All this would be rather useless if we hadn't a simple formula for $\varrho$:
$$\varrho(x) = \sqrt{\det ( Df(x)^\intercal Df(x))} \quad \text{for $x \in \varOmega$.}$$
But how do we sample from $f^* \mu$? Well, we are going to use a Monte-Carlo approach. Let's assume that $\varrho$ is bounded and define $m = \max_{x \in \varOmega} \varrho(x)$. We sample uniformly from $\varOmega \times [0,m]$ and discard points $(x ,t) \in \varOmega \times [0,m]$ with $t > \varrho(x)$. Then the chance for an accepted point $(x,t)$ to have in $x \in B$ is proportional to the volume of the set $\{(x,t) | \text{$x \in B$ and $\varrho(x) \leq t$}\}$ and this volume is equal to $\int_B \varrho \, \operatorname{d} \lambda$. Written down with conditional probablities, this reads as
$$
\begin{align*}
P(x \in B \mid \text{$(x,t)$ accepted})
&= \frac{\text{$P(x \in B$ and $(x,t)$ accepted})}{P(\text{$(x,t)$ accepted})}
= \frac{\int_B \varrho \, \operatorname{d} \lambda}{\int_\varOmega \varrho \, \operatorname{d} \lambda}
= \int_B \operatorname{d} (f^* \mu)
\end{align*}
$$
I'll write down the algorithm for the sphere example. f is the parameterization, ρ the pullback of the density (it is not a probability density!)

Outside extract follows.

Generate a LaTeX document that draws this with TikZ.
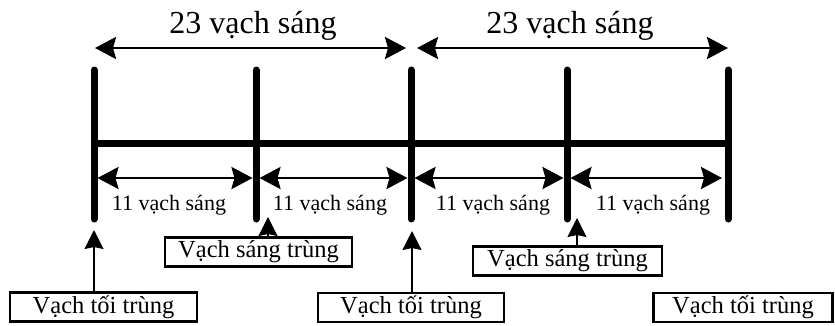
\documentclass[tikz,border=0pt]{standalone}
\usepackage{fontspec}
\setmainfont{Liberation Serif}
\usetikzlibrary{arrows.meta}
\begin{document}
\begin{tikzpicture}[x=1pt,y=-1pt,
  bar/.style={line width=7pt,line cap=round},
  rail/.style={line width=7pt},
  tip/.style={Stealth[length=21pt,width=22pt,inset=3pt]},
  span/.style={line width=2.8pt,{Stealth[length=21pt,width=22pt,inset=3pt]}-{Stealth[length=21pt,width=22pt,inset=3pt]}},
  point/.style={line width=1.6pt,-{Stealth[length=19pt,width=19pt,inset=2pt]}},
  big/.style={font=\fontsize{32}{36}\selectfont,anchor=base},
  small/.style={font=\fontsize{22}{25}\selectfont,anchor=base},
  tag/.style={draw,line width=2.2pt,inner sep=0pt,font=\fontsize{24.5}{28}\selectfont,minimum height=29pt}]
\useasboundingbox (0,0) rectangle (835,325);

% vertical markers
\foreach \i/\x in {1/94,2/256,3/411,4/567,5/728}{
  \coordinate (t\i) at (\x,70);
  \coordinate (b\i) at (\x,219);
  \coordinate (m\i) at (\x,178);
}
\draw[rail] (94,143) -- (728,143);
\foreach \i in {1,...,5} \draw[bar] (t\i) -- (b\i);

% 23-line spans
\coordinate (a1) at (95,48);
\coordinate (a2) at (406,48);
\coordinate (a3) at (417,48);
\coordinate (a4) at (728,48);
\draw[span] (a1) -- (a2);
\draw[span] (a3) -- (a4);
\node[big] (n23a) at (253,33) {23 vạch sáng};
\node[big] (n23b) at (570,33) {23 vạch sáng};

% 11-line spans
\draw[span] ([xshift=3.5pt]m1) -- ([xshift=-3.5pt]m2);
\draw[span] ([xshift=3.5pt]m2) -- ([xshift=-3.5pt]m3);
\draw[span] ([xshift=3.5pt]m3) -- ([xshift=-3.5pt]m4);
\draw[span] ([xshift=3.5pt]m4) -- (722,178);
\node[small] (n11a) at (169,210) {11 vạch sáng};
\node[small] (n11b) at (330,210) {11 vạch sáng};
\node[small] (n11c) at (493,210) {11 vạch sáng};
\node[small] (n11d) at (653,210) {11 vạch sáng};

% labelled boxes
\node[tag,minimum width=187pt] (s1) at (258.5,252) {Vạch sáng trùng};
\node[tag,minimum width=189pt] (s2) at (567.5,261) {Vạch sáng trùng};
\node[tag,minimum width=187pt] (d1) at (103.5,307) {Vạch tối trùng};
\node[tag,minimum width=186pt] (d2) at (411,307.5) {Vạch tối trùng};
\node[tag,minimum width=179pt] (d3) at (743,307.5) {Vạch tối trùng};

% pointers
\coordinate (ps1) at (268,217);
\coordinate (ps2) at (577,218);
\coordinate (pd1) at (94,230);
\coordinate (pd3) at (412,231);
\draw[point] (s1.north -| ps1) -- (ps1);
\draw[point] (s2.north -| ps2) -- (ps2);
\draw[point] (d1.north -| pd1) -- (pd1);
\draw[point] (d2.north -| pd3) -- (pd3);
\end{tikzpicture}
\end{document}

f = X \[Function] With[{x = X[[1]], y = X[[2]]}, {Cos[x], Sin[x] Cos[y], Sin[x] Sin[y]}];
dim = 2;
ρ = X \[Function]
With[{Df = D[f[Table[X[[i]], {i, 1, dim}]], {Table[X[[i]], {i, 1, dim}], 1}]},
Simplify[Sqrt[Det[Df\[Transpose].Df]]]
];
Specify the domain and compute the maximum of ρ on the domain.
domain = Rectangle[{0, 0}, {Pi, 2 Pi}];
m = NMaximize[ρ[Array[x, dim]], Array[x, dim] ∈ domain][[1]];
The idea of the algorithm is to compute random points (uniformly distributed) in the domain and for each point a uniformly distributed random number between $0$ and $m$, where $m$ is the maximum of $\varrho$ on the domain. We will accept a point $x$ if and only if its number $t$ satisfies $t \leq \varrho(x)$. In the end we map the accepted $x$ onto the surface by $f$. In order to speed this up, we can compile the density $\varrho$ and the parameterization $f$.
Block[{XX, X},
XX = Table[Compile`GetElement[X, i], {i, 1, dim}];
cρ = With[{density = ρ[XX]},
Compile[{{X, _Real, 1}},
density,
CompilationTarget -> "C",
RuntimeAttributes -> {Listable},
Parallelization -> True,
RuntimeOptions -> "Speed"
]];
cf = With[{code = f[XX]},
Compile[{{X, _Real, 1}},
code,
CompilationTarget -> "C",
RuntimeAttributes -> {Listable},
Parallelization -> True,
RuntimeOptions -> "Speed"
]];
];
Finally, this produces the random points on the sphere:
pointcount = 2500000;
rand = cf@With[{pts = RandomPoint[domain, pointcount]},
Pick[pts,
UnitStep[
Subtract[cρ[pts], RandomReal[{0, m}, pointcount]]], 1]
]; // RepeatedTiming // First
rand // Dimensions
0.306
{1592292, 3}
So this returns about 1.6 million random points on the sphere in the same time that RandomPoint[a, 5000] needed to compute 5000 random points.